Sin red trabajó El Cid, que se atrevió incluso por donde el toro se lanzaba en desordenada tromba: la diestra. Salpicada por alguna censura menor y suelta, tan de Madrid y en día de gala, la faena se siguió con un silencio cautivador, que sólo se rompió en los trances en que cumplió jalear. El primer toro de lote le había pegado a El Cid una patada en el tobillo. No importó. Había ambiente de dos orejas muy de San Isidro, pero El Cid decidió cuadrar al toro en los medios dándole salida a la querencia. Brillante la idea. Se quedó en idea. Un pinchazo. Un aviso. Trataron de cerrar al toro al tercio. Se empeñó El Cid en volver a atacar en los medios. Estocada defectuosa, muy tendida. Y un borrón: se empeñó un banderillero en llevarse a punta de capote al toro a morir a tablas. Único desdoro del gesto de El Cid, que fue gran broche de San Isidro.

El Cid y la corrida de Victorino, que fue de categoría. De diversas líneas los tres primeros, que tuvieron en común viveza y movilidad. Nobles, salieron los tres de buen manejo. Con el motor caladito, el primero no dejó que Ferrera le bajara engaños, porque se le iban las manos y claudicaba. El segundo echó más de una vez arriba la cara. No dejó de embestir ninguno de los dos. El tercero, cabezón, bizco, de caja grande, y como pariente lejano de la familia, fue toro lidiado peor que mal, pero El Cid, sin previa prueba, se abrió con él a larga distancia. Buena la mano derecha; algo aviesa la izquierda. No hubo remate con la espada.
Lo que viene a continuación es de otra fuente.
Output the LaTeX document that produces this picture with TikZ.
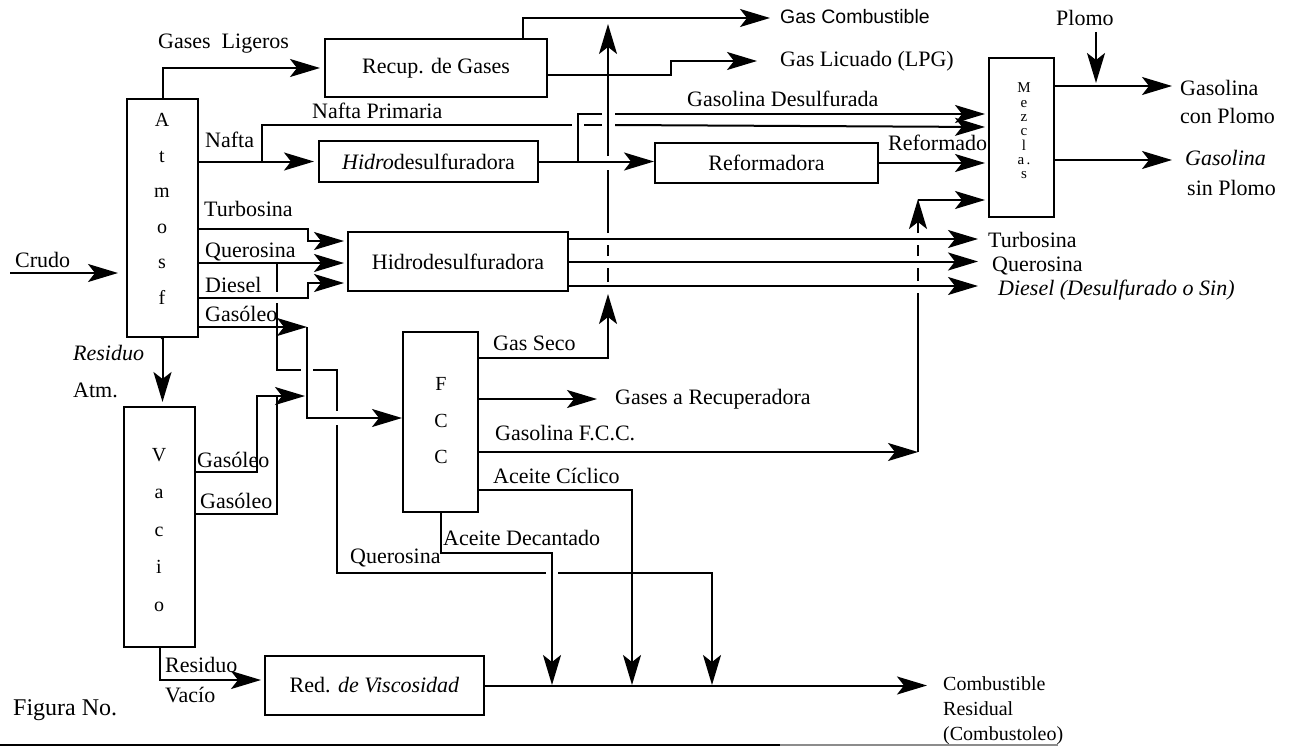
\documentclass[tikz,border=0pt]{standalone}
\usepackage{fontspec}
\setmainfont{Liberation Serif}
\setsansfont{Liberation Sans}
\usetikzlibrary{arrows.meta}
\begin{document}
\begin{tikzpicture}[x=1pt,y=-1pt,
  every node/.style={font=\fontsize{22}{24}\selectfont},
  ln/.style={line width=2pt},
  arr/.style={ln, -{Stealth[length=30pt,width=18pt,inset=7pt]}},
  box/.style={draw, line width=2pt, inner sep=0pt},
  lbl/.style={inner sep=0pt, anchor=west, text height=15pt, text depth=4.5pt},
  vtext/.style={inner sep=0pt, align=center},
]
\useasboundingbox (0,0) rectangle (1290,749);

% ---- boxes ----
\node[box, minimum width=71pt, minimum height=238pt] (atm) at (162.5,218) {};
\node[vtext, font=\fontsize{20}{35.5}\selectfont] (atmt) at (162,227) {A\\t\\m\\o\\s\\f\\.};
\node[box, minimum width=71pt, minimum height=240pt] (vac) at (159.5,527) {};
\node[vtext, font=\fontsize{20}{37.5}\selectfont] (vact) at (159,530) {V\\a\\c\\i\\o};
\node[box, minimum width=222pt, minimum height=58pt] (recup) at (436,68) {Recup. de Gases};
\node[box, minimum width=219pt, minimum height=41pt] (hdsA) at (428.5,161.5) {\textit{Hidro}desulfuradora};
\node[box, minimum width=220pt, minimum height=59pt] (hdsB) at (458,261.5) {Hidrodesulfuradora};
\node[box, minimum width=223pt, minimum height=40pt] (ref) at (766.5,163) {Reformadora};
\node[box, minimum width=65pt, minimum height=159pt] (mez) at (1021.5,137.5) {};
\node[vtext, font=\fontsize{15}{14.3}\selectfont] (mezt) at (1024,131) {M\\e\\z\\c\\l\\a\,.\\s};
\node[box, minimum width=75pt, minimum height=180pt] (fcc) at (440.5,422) {};
\node[vtext, font=\fontsize{20}{36.5}\selectfont] (fcct) at (441,421) {F\\C\\C};
\node[box, minimum width=219pt, minimum height=59pt] (red) at (374.5,685.5) {Red. \textit{de Viscosidad}};

% ---- labels ----
\node[lbl] (lGL) at (158,43) {Gases\ \ Ligeros};
\node[lbl] (lNafta) at (205,142) {Nafta};
\node[lbl] (lNP) at (312,113) {Nafta Primaria};
\node[lbl] (lTurb) at (204,211) {Turbosina};
\node[lbl] (lQ) at (205,252) {Querosina};
\node[lbl] (lD) at (205,287) {Diesel};
\node[lbl] (lG) at (205,316) {Gasóleo};
\node[lbl] (lCrudo) at (15,262) {Crudo};
\node[lbl] (lRA1) at (73,355) {\textit{Residuo}};
\node[lbl] (lRA2) at (73,392) {Atm.};
\node[lbl] (lGv1) at (197,462) {Gasóleo};
\node[lbl] (lGv2) at (200,503) {Gasóleo};
\node[lbl] (lRV1) at (165,667) {Residuo};
\node[lbl] (lRV2) at (165,697) {Vacío};
\node[lbl, font=\fontsize{24}{26}\selectfont] (lFig) at (13,710) {Figura No.};
\node[lbl, font=\sffamily\fontsize{19.5}{22}\selectfont] (lGC) at (780,18) {Gas Combustible};
\node[lbl] (lGLP) at (780,61) {Gas Licuado (LPG)};
\node[lbl] (lGD) at (687,101) {Gasolina Desulfurada};
\node[lbl] (lRef) at (888,145) {Reformado};
\node[lbl] (lPl) at (1056,20) {Plomo};
\node[lbl] (lGcp1) at (1180,90) {Gasolina};
\node[lbl] (lGcp2) at (1180,118) {con Plomo};
\node[lbl] (lGsp1) at (1185,160) {\textit{Gasolina}};
\node[lbl] (lGsp2) at (1187,190) {sin Plomo};
\node[lbl] (lTo) at (988,242) {Turbosina};
\node[lbl] (lQo) at (992,266) {Querosina};
\node[lbl] (lDo) at (998,290) {\textit{Diesel (Desulfurado o Sin)}};
\node[lbl] (lGS) at (493,345) {Gas Seco};
\node[lbl] (lGR) at (615,399) {Gases a Recuperadora};
\node[lbl] (lGF) at (495,435) {Gasolina F.C.C.};
\node[lbl] (lAC) at (493,478) {Aceite Cíclico};
\node[lbl] (lAD) at (443,540) {Aceite Decantado};
\node[lbl] (lQq) at (350,558) {Querosina};
\node[lbl, font=\fontsize{20}{22}\selectfont] (lCR1) at (943,685) {Combustible};
\node[lbl, font=\fontsize{20}{22}\selectfont] (lCR2) at (943,710) {Residual};
\node[lbl, font=\fontsize{20}{22}\selectfont] (lCR3) at (943,735) {(Combustoleo)};

% ---- free ends ----
\coordinate (crS) at (10,273);
\coordinate (gcE) at (770,18);
\coordinate (glE) at (757,61);
\coordinate (npA) at (262,161.5);
\coordinate (gdA) at (578,161.5);
\coordinate (gcpE) at (1172,86);
\coordinate (gspE) at (1172,160);
\coordinate (plS) at (1096,32);
\coordinate (grE) at (597,399);
\coordinate (crE) at (927,685.5);
\coordinate (ruleA) at (0,745);
\coordinate (ruleB) at (780,745);
\coordinate (ruleC) at (1058,745);

% ---- connectors ----
\draw[arr] (crS) -- ([xshift=-8pt]crS -| atm.west);
\draw[arr] (atm.north) |- ([xshift=-4pt]recup.west);
\draw[arr] ([xshift=87pt]recup.north) |- (gcE);
\draw[arr] ([yshift=-7pt]recup.east) -- ++(123,0) |- (glE);
\draw[arr] (atm.east |- hdsA.west) -- ([xshift=-4pt]hdsA.west);
% Nafta primaria
\draw[ln] (npA) |- (572,125);
\draw[ln] (584,125) -- (602,125);
\draw[arr] (615,125) -- ([xshift=-3pt]mez.west |- 0,127);
% Gasolina desulfurada
\draw[ln] (gdA) |- (602,114);
\draw[arr] (615,114) -- ([xshift=-3pt]mez.west |- 0,114);
\draw[arr] (hdsA.east) -- (hdsA.east -| ref.west);
\draw[arr] (ref.east) -- ([xshift=-3pt]ref.east -| mez.west);
% gas seco riser
\draw[arr] ([yshift=64pt]fcc.east) -| (608,294);
\draw[ln] (608,282) -- (608,268);
\draw[ln] (608,256) -- (608,245);
\draw[ln] (608,233) -- (608,170);
\draw[arr] (608,156) -- (608,24);
% mezclas outputs
\draw[arr] (mez.east |- gcpE) -- (gcpE);
\draw[arr] (plS) -- ([yshift=3pt]plS |- gcpE);
\draw[arr] (mez.east |- gspE) -- (gspE);
% hidro B inputs
\draw[arr] (atm.east |- 0,229) -- (308,229) -- (308,241) -- ([xshift=-3pt]hdsB.west |- 0,241);
\draw[arr] (atm.east |- 0,263) -- ([xshift=-3pt]hdsB.west |- 0,263);
\draw[arr] (atm.east |- 0,298) -- (308,298) -- (308,283) -- ([xshift=-3pt]hdsB.west |- 0,283);
% gasoleo atm
\draw[arr] (atm.east |- 0,327) -- (307,327);
\draw[arr] (307,327) -- (307,418) -- ([yshift=4pt]fcc.west);
% querosina branch
\draw[ln] (277,263) -- (277,292);
\draw[ln] (277,303) -- (277,370) -- (301,370);
\draw[ln] (313,370) -- (337,370) -- (337,411);
\draw[ln] (337,425) -- (337,573) -- (546,573);
\draw[arr] (558,573) -- (712,573) -- (712,685);
% gasoleo vacio
\draw[arr] (vac.east |- 0,472) -- (257,472) -- (257,396) -- (305,396);
\draw[ln] (vac.east |- 0,514) -- (277,514) -- (277,396);
% residuos
\draw[arr] (atm.south) -- ([yshift=4pt]atm.south |- vac.north);
\draw[arr] (vac.south) |- ([xshift=-3pt,yshift=5.5pt]red.west);
% FCC outputs
\draw[arr] (fcc.east |- grE) -- (grE);
\draw[arr] (fcc.east |- 0,452) -- (918,452);
\draw[ln] (918,452) -- (918,293);
\draw[ln] (918,281) -- (918,268);
\draw[ln] (918,256) -- (918,245);
\draw[arr] (918,233) -- (918,199);
\draw[arr] (918,200) -- ([xshift=-3pt]mez.west |- 0,200);
\draw[arr] (fcc.east |- 0,490) -| (632,685);
\draw[arr] (fcc.south) |- (552,553) -- (552,685);
% hidro B outputs
\draw[arr] (hdsB.east |- 0,239) -- (978,239);
\draw[arr] (hdsB.east) -- (978,261.5);
\draw[arr] (hdsB.east |- 0,286) -- (978,286);
% residual
\draw[arr] (red.east) -- (crE);
% bottom rule
\draw[line width=2pt] (ruleA) -- (ruleB);
\draw[line width=2pt, black!45] (ruleB) -- (ruleC);
\end{tikzpicture}
\end{document}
De tremenda artillería los tres últimos. No sólo el sexto. El cuarto, el toro que más miedo daba. Y el quinto. Veletos y pasos los dos. El cuarto, buscón y revoltoso, fue el más complicado. Antonio Ferrera se entregó con él, le buscó las vueltas, le pegó algún muletazo fantástico y, sobre todo, le ganó la partida. Y tres pares de banderillas de monumental valor. Como la gente estaba sólo para El Cid, no hubo para Ferrera mayor reconocimiento. Chaves estuvo sereno en los dos turnos.